I wish I didn't want this so much, it's hardly an endearing feature to be so needy. I think, if I stop too long to think how much dominance means to me, then it makes me ache so much that I don't feel it. I posted this on my wall earlier: “Realised tonight that what I want is to be made to feel sorry. How can someone possibly fetishise regret?”, But it's not the regret, it's the depth of feeling. It's someone having the power over me to make me feel that way. *sigh*

Gahh! Enough of this melancholy shite. Best not to think about it, and busy my head with porn and wanking and play and masochism. Concentrate on all that stuff instead of what I am missing so much.

:(

Edited Mon 6 Dec 10, 1:57 AM by poutanaki

Replies

6 Dec 10, 8:27 PM
poutanaki
UK(M), 10 yrs
No they don't, indeed.

The short answer is, I want both.

But I think mostly I want to submit, to feel controlled and to feel owned. I miss feeling submissive, I miss having someone who has that power over me.

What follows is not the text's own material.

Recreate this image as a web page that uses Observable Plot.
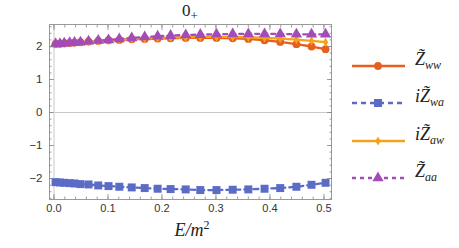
<!DOCTYPE html>
<html>
<head>
<meta charset="utf-8">
<script src="https://cdn.jsdelivr.net/npm/d3@7"></script>
<script src="https://cdn.jsdelivr.net/npm/@observablehq/plot@0.6"></script>
<style>
  body { margin: 0; background: #fff; }
  #wrap { position: relative; width: 459px; height: 248px; }
  #legend { position: absolute; left: 350px; top: 52px; font-family: "Liberation Serif", "DejaVu Serif", serif; font-style: italic; font-size: 18px; color: #222; }
  .item { position: absolute; left: 0; width: 110px; height: 20px; }
  .item svg { position: absolute; left: 0; top: 0; }
  .item span { position: absolute; left: 65px; top: -3px; white-space: nowrap; }
  .item sub { font-size: 12px; vertical-align: -4px; }
  .ovl { position: absolute; width: 200px; text-align: center; font-family: "Liberation Serif", "DejaVu Serif", serif; color: #222; white-space: nowrap; }
  #title { left: 90px; top: 1px; font-size: 17px; }
  #title sub { font-size: 13px; vertical-align: -4px; }
  #xlabel { left: 92px; top: 218px; font-size: 18px; font-style: italic; }
  #xlabel sup { font-size: 12px; font-style: normal; vertical-align: 7px; }
</style>
</head>
<body>
<div id="wrap"></div>
<script>
const xs = [0.003, 0.011, 0.019, 0.029, 0.038, 0.049, 0.064, 0.082, 0.101, 0.121, 0.144, 0.168,
            0.192, 0.216, 0.244, 0.271, 0.301, 0.331, 0.360, 0.390, 0.419, 0.449, 0.477, 0.503];
const Zww = [2.08, 2.09, 2.10, 2.11, 2.12, 2.13, 2.15, 2.17, 2.19, 2.20, 2.22, 2.23,
             2.24, 2.25, 2.26, 2.26, 2.26, 2.25, 2.23, 2.19, 2.14, 2.07, 2.00, 1.92];
const iZwa = [-2.11, -2.12, -2.13, -2.14, -2.15, -2.17, -2.18, -2.21, -2.23, -2.25, -2.27, -2.29,
              -2.31, -2.32, -2.33, -2.35, -2.35, -2.34, -2.33, -2.31, -2.29, -2.25, -2.19, -2.13];
const iZaw = [2.08, 2.09, 2.10, 2.11, 2.12, 2.13, 2.15, 2.17, 2.19, 2.21, 2.23, 2.25,
              2.26, 2.27, 2.28, 2.29, 2.29, 2.29, 2.28, 2.26, 2.24, 2.21, 2.17, 2.13];
const Zaa = [2.08, 2.08, 2.10, 2.11, 2.12, 2.13, 2.16, 2.18, 2.20, 2.23, 2.26, 2.29,
             2.31, 2.33, 2.35, 2.36, 2.37, 2.38, 2.38, 2.38, 2.38, 2.37, 2.37, 2.37];
const xTicks = [0, 0.1, 0.2, 0.3, 0.4, 0.5];
const yTicks = [-2, -1, 0, 1, 2];
const titleHtml = "0<sub>+</sub>";
const xLabelHtml = "E/m<sup>2</sup>";

const series = [
  {name: "Zww", vals: Zww, color: "#e5601e", dash: null, symbol: "circle", r: 3.9},
  {name: "iZwa", vals: iZwa, color: "#5b6cc7", dash: "5,4", symbol: "square", r: 4.5},
  {name: "iZaw", vals: iZaw, color: "#f4a21a", dash: null, symbol: "diamond", r: 2.8},
  {name: "Zaa", vals: Zaa, color: "#a34cb8", dash: "4,4", symbol: "triangle", r: 4.2}
];

const xMinor = d3.range(-0.0, 0.52, 0.02).map(v => +v.toFixed(2));
const yMinor = d3.range(-2.6, 2.61, 0.2).map(v => +v.toFixed(1));

const marks = [
  Plot.ruleY([0], {stroke: "#c8c8c8", strokeWidth: 1}),
  Plot.ruleX([0], {stroke: "#e4e4e4", strokeWidth: 2})
];
for (const s of series) {
  const data = xs.map((x, i) => ({x, y: s.vals[i]}));
  marks.push(Plot.line(data, {x: "x", y: "y", stroke: s.color, strokeWidth: 2.3, strokeDasharray: s.dash}));
  marks.push(Plot.dot(data, {x: "x", y: "y", fill: s.color, stroke: "none", symbol: s.symbol, r: s.r}));
}
const tickStyle = {stroke: "#888", strokeWidth: 0.8};
marks.push(
  Plot.frame({stroke: "#999"}),
  Plot.axisX(xTicks, {anchor: "bottom", tickSize: -5, tickPadding: 10, tickFormat: d3.format(".1f"), fontSize: 11, label: null, ...tickStyle}),
  Plot.axisX(xMinor, {anchor: "bottom", tickSize: -2.5, tickFormat: null, text: null, label: null, ...tickStyle}),
  Plot.axisX(xTicks, {anchor: "top", tickSize: -5, tickFormat: null, text: null, label: null, ...tickStyle}),
  Plot.axisX(xMinor, {anchor: "top", tickSize: -2.5, tickFormat: null, text: null, label: null, ...tickStyle}),
  Plot.axisY(yTicks, {anchor: "left", tickSize: -5, tickPadding: 12, tickFormat: d => d < 0 ? "\u2212" + Math.abs(d) : String(d), fontSize: 11.5, label: null, ...tickStyle}),
  Plot.axisY(yMinor, {anchor: "left", tickSize: -2.5, text: null, label: null, ...tickStyle}),
  Plot.axisY(yTicks, {anchor: "right", tickSize: -5, text: null, label: null, ...tickStyle}),
  Plot.axisY(yMinor, {anchor: "right", tickSize: -2.5, text: null, label: null, ...tickStyle})
);

const chart = Plot.plot({
  width: 459, height: 248,
  marginLeft: 49, marginRight: 128, marginTop: 24, marginBottom: 49,
  style: {fontFamily: "Liberation Sans, Arial, sans-serif", fontSize: "11px", color: "#333", background: "white"},
  x: {domain: [-0.0083, 0.514]},
  y: {domain: [-2.636, 2.667]},
  marks
});
const wrap = document.getElementById("wrap");
wrap.appendChild(chart);

const title = document.createElement("div");
title.className = "ovl"; title.id = "title"; title.innerHTML = titleHtml;
wrap.appendChild(title);
const xl = document.createElement("div");
xl.className = "ovl"; xl.id = "xlabel"; xl.innerHTML = xLabelHtml;
wrap.appendChild(xl);

const labels = [
  "<i>Z\u0303</i><sub>ww</sub>",
  "<i>i</i><i>Z\u0303</i><sub>wa</sub>",
  "<i>i</i><i>Z\u0303</i><sub>aw</sub>",
  "<i>Z\u0303</i><sub>aa</sub>"
];
const legend = document.createElement("div");
legend.id = "legend";
series.forEach((s, i) => {
  const item = document.createElement("div");
  item.className = "item";
  item.style.top = (i * 37.3) + "px";
  const svg = d3.create("svg").attr("width", 60).attr("height", 20);
  svg.append("line").attr("x1", 2).attr("x2", 55).attr("y1", 14).attr("y2", 14)
    .attr("stroke", s.color).attr("stroke-width", 2.3).attr("stroke-dasharray", s.dash);
  const sym = {circle: d3.symbolCircle, square: d3.symbolSquare, diamond: d3.symbolDiamond, triangle: d3.symbolTriangle}[s.symbol];
  svg.append("path").attr("transform", "translate(28,14)")
    .attr("d", d3.symbol(sym, Math.PI * s.r * s.r)()).attr("fill", s.color);
  item.appendChild(svg.node());
  const sp = document.createElement("span");
  sp.innerHTML = labels[i];
  item.appendChild(sp);
  legend.appendChild(item);
});
wrap.appendChild(legend);
</script>
</body>
</html>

The need for pain is also there, but that can be addressed reasonably easily, I have good friends I can turn too. But I seem to be in a place where I am rejecting that release, and my blog, was just me trying to pin down my reasoning for doing that.

Does that make more sense?

Your so pretty when your on your knees. Disinfected, eager to please.

6 Dec 10, 10:12 PM
Taintedinnocence
UK(S), 6 yrs

Hold on for what you really want - you will get it.

Btw nothing wrong with angsting ;-).